## RECORD EXTRACTS
******

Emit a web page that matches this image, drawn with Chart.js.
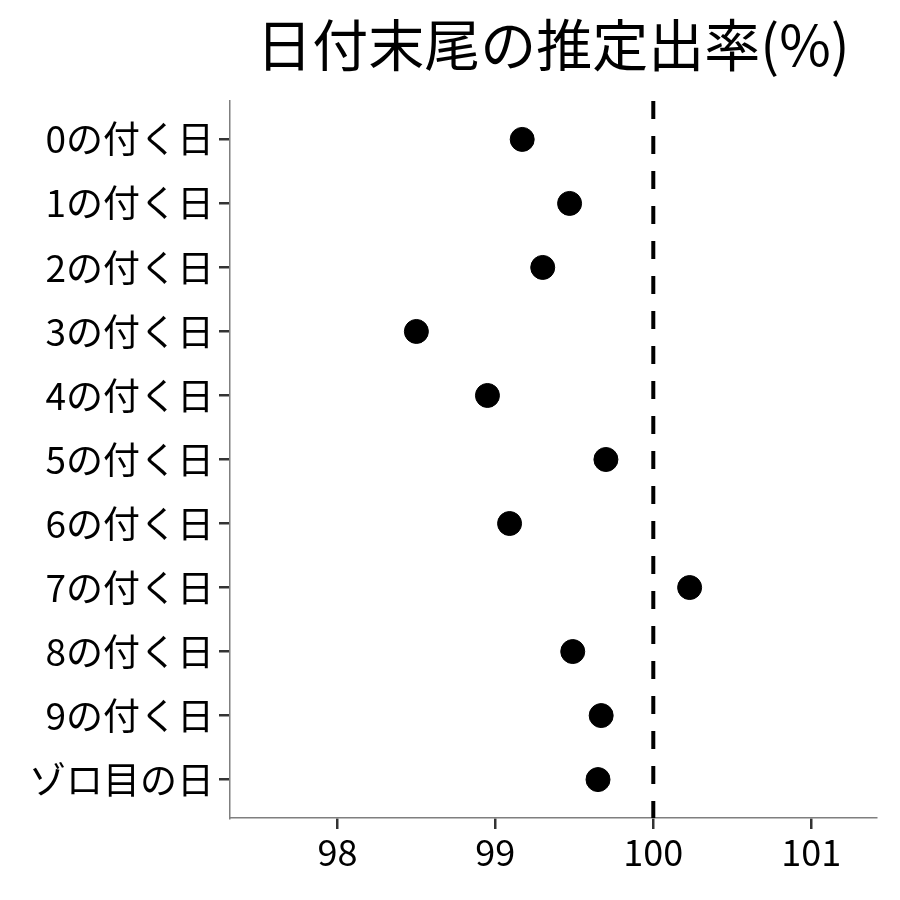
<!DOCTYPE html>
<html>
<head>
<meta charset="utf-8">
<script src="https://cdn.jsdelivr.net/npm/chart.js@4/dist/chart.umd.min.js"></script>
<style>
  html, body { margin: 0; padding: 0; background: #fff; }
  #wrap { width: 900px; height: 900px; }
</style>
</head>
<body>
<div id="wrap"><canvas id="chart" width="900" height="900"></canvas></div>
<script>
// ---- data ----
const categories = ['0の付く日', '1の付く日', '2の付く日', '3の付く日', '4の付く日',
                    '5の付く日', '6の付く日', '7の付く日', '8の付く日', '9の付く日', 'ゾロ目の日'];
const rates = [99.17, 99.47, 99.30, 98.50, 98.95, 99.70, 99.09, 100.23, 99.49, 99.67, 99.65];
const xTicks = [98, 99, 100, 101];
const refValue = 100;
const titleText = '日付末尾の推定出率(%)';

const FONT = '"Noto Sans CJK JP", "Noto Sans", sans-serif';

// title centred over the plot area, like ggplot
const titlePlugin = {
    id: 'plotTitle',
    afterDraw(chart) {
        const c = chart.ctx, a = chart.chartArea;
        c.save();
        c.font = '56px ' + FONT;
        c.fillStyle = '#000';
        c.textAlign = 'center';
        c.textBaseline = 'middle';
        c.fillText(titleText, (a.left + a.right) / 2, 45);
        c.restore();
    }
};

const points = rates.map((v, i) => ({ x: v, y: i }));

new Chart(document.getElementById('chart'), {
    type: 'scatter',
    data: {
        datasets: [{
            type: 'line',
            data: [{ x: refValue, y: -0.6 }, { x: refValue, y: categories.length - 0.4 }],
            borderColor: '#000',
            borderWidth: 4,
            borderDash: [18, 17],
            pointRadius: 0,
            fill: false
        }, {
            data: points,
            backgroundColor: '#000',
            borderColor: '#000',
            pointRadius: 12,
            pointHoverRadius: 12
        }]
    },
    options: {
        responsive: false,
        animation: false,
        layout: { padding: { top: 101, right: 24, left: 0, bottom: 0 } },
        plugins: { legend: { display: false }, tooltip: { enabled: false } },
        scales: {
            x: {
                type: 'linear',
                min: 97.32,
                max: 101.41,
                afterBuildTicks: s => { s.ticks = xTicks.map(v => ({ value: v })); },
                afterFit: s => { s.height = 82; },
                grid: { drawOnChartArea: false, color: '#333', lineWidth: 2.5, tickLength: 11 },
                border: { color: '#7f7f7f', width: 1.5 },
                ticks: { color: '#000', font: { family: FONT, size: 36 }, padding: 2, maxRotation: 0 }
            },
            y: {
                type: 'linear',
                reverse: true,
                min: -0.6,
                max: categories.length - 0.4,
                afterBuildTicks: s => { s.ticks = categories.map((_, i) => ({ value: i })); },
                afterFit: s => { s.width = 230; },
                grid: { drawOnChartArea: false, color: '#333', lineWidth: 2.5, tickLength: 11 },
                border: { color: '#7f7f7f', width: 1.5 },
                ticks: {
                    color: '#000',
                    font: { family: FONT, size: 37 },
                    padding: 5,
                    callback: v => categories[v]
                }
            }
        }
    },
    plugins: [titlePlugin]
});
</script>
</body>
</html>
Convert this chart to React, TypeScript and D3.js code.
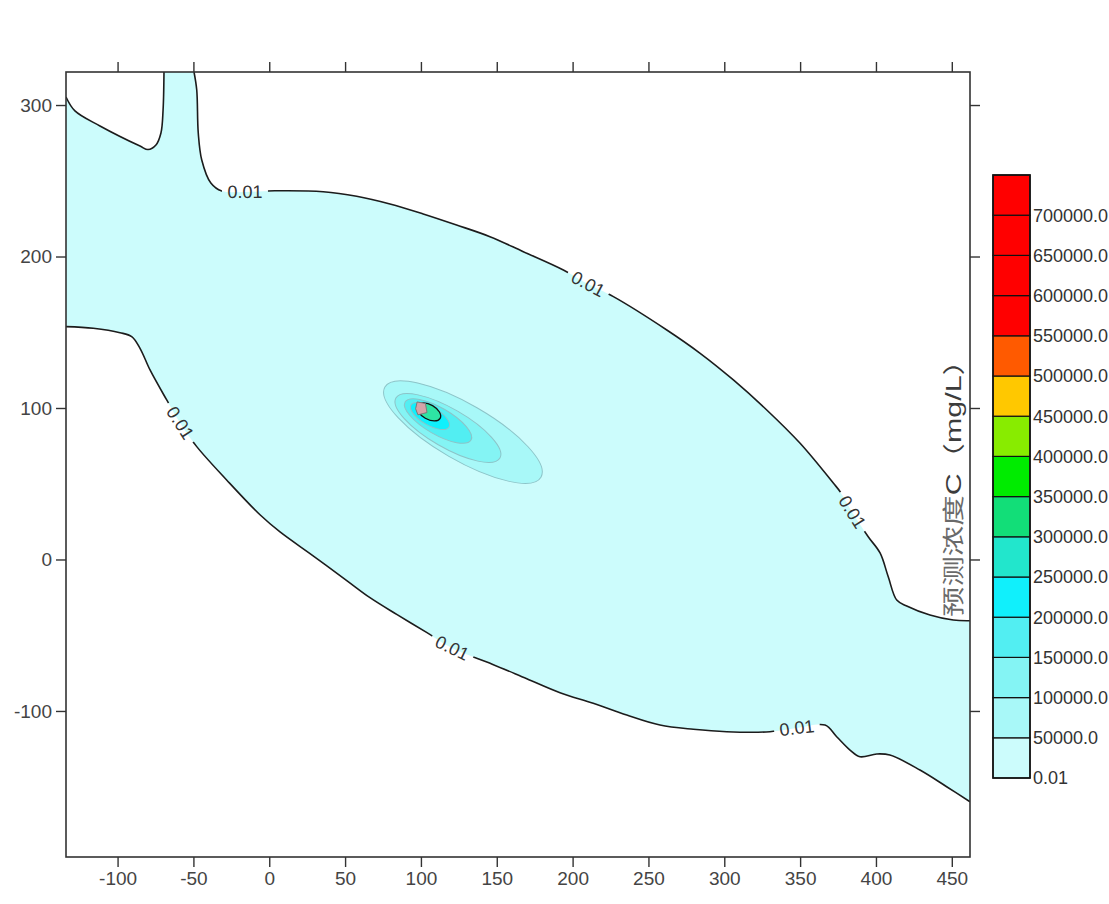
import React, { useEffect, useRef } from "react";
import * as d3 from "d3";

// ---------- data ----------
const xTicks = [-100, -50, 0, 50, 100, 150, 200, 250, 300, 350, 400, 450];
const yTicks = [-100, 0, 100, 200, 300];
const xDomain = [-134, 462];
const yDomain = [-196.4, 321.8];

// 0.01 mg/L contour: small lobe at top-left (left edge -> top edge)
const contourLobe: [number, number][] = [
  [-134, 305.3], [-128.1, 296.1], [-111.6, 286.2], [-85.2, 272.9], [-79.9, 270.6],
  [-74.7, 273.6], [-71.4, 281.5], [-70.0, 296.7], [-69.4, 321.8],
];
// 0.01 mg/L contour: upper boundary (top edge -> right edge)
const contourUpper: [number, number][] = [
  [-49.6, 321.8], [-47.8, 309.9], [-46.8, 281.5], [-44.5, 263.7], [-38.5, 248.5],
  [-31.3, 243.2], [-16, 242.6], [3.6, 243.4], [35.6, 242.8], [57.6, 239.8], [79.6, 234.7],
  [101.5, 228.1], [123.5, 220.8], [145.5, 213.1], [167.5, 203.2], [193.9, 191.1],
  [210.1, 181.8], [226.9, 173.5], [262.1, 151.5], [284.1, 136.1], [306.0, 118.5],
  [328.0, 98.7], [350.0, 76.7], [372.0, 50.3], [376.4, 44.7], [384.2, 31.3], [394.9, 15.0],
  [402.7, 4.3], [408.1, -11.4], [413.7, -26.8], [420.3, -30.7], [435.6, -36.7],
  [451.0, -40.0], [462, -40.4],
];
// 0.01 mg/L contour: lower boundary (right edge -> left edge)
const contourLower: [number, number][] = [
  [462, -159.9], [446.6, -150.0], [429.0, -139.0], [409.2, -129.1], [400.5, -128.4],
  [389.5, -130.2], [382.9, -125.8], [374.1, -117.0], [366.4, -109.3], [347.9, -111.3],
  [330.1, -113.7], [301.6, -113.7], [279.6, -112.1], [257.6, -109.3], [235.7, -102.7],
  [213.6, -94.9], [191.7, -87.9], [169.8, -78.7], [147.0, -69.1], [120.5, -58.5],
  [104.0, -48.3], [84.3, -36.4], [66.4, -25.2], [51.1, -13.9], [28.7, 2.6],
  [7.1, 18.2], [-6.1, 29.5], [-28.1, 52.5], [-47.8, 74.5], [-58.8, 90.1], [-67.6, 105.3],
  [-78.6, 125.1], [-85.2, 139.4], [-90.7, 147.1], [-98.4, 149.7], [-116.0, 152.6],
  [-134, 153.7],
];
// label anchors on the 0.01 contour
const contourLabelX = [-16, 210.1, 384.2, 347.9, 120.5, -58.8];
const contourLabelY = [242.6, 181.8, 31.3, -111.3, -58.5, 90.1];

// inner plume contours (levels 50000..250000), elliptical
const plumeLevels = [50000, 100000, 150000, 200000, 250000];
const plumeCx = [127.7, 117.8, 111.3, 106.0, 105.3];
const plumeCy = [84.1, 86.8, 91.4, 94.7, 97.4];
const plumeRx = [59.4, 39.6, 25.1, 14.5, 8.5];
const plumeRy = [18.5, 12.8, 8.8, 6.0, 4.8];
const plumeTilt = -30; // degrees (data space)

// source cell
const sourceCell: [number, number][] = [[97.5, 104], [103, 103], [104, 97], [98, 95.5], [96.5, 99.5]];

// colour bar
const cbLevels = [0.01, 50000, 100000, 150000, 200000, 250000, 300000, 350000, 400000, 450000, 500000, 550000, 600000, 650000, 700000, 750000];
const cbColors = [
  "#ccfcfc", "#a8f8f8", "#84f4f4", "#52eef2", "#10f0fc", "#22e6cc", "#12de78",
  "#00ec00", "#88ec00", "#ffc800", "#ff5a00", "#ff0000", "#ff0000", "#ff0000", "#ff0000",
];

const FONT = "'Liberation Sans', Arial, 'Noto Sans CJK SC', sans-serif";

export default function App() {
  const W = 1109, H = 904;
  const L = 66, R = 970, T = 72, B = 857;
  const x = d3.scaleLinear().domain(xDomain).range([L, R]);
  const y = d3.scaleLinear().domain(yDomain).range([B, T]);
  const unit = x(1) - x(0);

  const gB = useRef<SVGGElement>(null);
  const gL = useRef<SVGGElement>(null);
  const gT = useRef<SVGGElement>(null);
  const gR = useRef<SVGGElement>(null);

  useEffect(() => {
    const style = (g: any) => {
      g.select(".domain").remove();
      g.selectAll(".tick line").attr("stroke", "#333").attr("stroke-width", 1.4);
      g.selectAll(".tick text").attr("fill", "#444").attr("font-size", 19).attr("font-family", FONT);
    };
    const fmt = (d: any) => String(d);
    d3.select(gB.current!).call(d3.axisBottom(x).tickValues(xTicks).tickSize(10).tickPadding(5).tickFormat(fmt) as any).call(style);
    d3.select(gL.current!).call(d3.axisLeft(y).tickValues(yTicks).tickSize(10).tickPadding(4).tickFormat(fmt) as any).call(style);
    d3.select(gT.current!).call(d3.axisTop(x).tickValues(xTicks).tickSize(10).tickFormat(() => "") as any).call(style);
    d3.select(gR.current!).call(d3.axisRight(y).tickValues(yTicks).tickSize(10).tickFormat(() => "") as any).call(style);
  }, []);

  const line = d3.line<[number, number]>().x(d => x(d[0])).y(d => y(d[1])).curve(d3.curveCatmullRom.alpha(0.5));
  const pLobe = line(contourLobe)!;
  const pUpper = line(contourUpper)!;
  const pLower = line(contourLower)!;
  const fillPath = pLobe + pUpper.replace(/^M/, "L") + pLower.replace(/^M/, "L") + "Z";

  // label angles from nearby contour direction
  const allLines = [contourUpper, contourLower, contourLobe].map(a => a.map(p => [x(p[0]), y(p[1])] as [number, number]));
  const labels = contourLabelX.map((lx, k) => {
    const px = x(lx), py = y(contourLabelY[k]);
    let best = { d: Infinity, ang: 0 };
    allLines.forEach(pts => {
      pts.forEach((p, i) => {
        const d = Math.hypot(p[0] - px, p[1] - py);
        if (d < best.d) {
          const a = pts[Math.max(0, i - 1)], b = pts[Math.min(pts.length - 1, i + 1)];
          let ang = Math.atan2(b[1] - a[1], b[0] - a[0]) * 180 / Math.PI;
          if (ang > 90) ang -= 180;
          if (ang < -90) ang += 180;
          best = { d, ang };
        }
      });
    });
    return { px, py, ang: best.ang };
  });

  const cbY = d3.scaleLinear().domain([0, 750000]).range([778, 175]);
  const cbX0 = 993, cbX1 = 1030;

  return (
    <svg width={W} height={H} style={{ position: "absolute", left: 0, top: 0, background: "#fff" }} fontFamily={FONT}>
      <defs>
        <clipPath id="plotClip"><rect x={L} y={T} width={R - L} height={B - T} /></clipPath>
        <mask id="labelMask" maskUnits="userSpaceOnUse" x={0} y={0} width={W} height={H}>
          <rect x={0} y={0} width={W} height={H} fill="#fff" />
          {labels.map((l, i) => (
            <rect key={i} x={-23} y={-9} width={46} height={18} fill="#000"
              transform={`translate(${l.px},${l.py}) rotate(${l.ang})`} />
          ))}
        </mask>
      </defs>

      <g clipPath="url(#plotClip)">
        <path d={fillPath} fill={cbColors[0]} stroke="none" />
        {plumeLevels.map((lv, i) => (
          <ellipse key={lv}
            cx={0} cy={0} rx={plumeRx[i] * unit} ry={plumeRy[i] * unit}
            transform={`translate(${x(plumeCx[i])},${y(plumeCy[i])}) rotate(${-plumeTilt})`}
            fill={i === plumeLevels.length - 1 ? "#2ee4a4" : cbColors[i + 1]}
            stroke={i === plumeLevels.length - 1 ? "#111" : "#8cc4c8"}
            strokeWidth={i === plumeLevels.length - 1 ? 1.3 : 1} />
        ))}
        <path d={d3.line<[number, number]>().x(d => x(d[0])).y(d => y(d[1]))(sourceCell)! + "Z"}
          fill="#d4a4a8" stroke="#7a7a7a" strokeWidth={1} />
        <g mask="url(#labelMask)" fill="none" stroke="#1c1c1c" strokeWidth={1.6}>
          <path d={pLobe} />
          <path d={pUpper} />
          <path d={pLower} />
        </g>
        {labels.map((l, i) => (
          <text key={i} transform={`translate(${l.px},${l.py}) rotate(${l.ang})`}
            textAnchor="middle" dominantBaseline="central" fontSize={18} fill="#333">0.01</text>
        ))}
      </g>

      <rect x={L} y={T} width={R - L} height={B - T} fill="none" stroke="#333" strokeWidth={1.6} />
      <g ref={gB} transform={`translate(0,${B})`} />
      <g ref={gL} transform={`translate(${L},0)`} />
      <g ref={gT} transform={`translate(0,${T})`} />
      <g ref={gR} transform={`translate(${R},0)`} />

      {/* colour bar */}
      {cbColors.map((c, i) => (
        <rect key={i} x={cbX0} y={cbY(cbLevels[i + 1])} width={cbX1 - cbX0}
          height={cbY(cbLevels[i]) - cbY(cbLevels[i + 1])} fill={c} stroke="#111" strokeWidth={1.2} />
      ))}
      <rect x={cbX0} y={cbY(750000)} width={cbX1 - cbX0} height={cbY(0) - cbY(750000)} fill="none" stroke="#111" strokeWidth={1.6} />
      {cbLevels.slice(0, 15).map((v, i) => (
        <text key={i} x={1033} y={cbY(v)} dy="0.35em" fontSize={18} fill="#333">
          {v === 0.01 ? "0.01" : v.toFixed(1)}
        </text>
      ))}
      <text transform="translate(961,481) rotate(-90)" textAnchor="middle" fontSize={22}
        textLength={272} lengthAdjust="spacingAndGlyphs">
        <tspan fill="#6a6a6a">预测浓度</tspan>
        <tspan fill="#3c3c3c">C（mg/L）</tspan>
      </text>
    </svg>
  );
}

******

## INSTRUCTIONS FOR THE TASK
Return only the lines from the start of the data through the line that contains "const points = rates.map((v, i)", please, copying them exactly and omitting all pictures.

## REPLY TO THE TASK
Emit a web page that matches this image, drawn with Chart.js.
<!DOCTYPE html>
<html>
<head>
<meta charset="utf-8">
<script src="https://cdn.jsdelivr.net/npm/chart.js@4/dist/chart.umd.min.js"></script>
<style>
  html, body { margin: 0; padding: 0; background: #fff; }
  #wrap { width: 900px; height: 900px; }
</style>
</head>
<body>
<div id="wrap"><canvas id="chart" width="900" height="900"></canvas></div>
<script>
// ---- data ----
const categories = ['0の付く日', '1の付く日', '2の付く日', '3の付く日', '4の付く日',
                    '5の付く日', '6の付く日', '7の付く日', '8の付く日', '9の付く日', 'ゾロ目の日'];
const rates = [99.17, 99.47, 99.30, 98.50, 98.95, 99.70, 99.09, 100.23, 99.49, 99.67, 99.65];
const xTicks = [98, 99, 100, 101];
const refValue = 100;
const titleText = '日付末尾の推定出率(%)';

const FONT = '"Noto Sans CJK JP", "Noto Sans", sans-serif';

// title centred over the plot area, like ggplot
const titlePlugin = {
    id: 'plotTitle',
    afterDraw(chart) {
        const c = chart.ctx, a = chart.chartArea;
        c.save();
        c.font = '56px ' + FONT;
        c.fillStyle = '#000';
        c.textAlign = 'center';
        c.textBaseline = 'middle';
        c.fillText(titleText, (a.left + a.right) / 2, 45);
        c.restore();
    }
};

const points = rates.map((v, i) => ({ x: v, y: i }));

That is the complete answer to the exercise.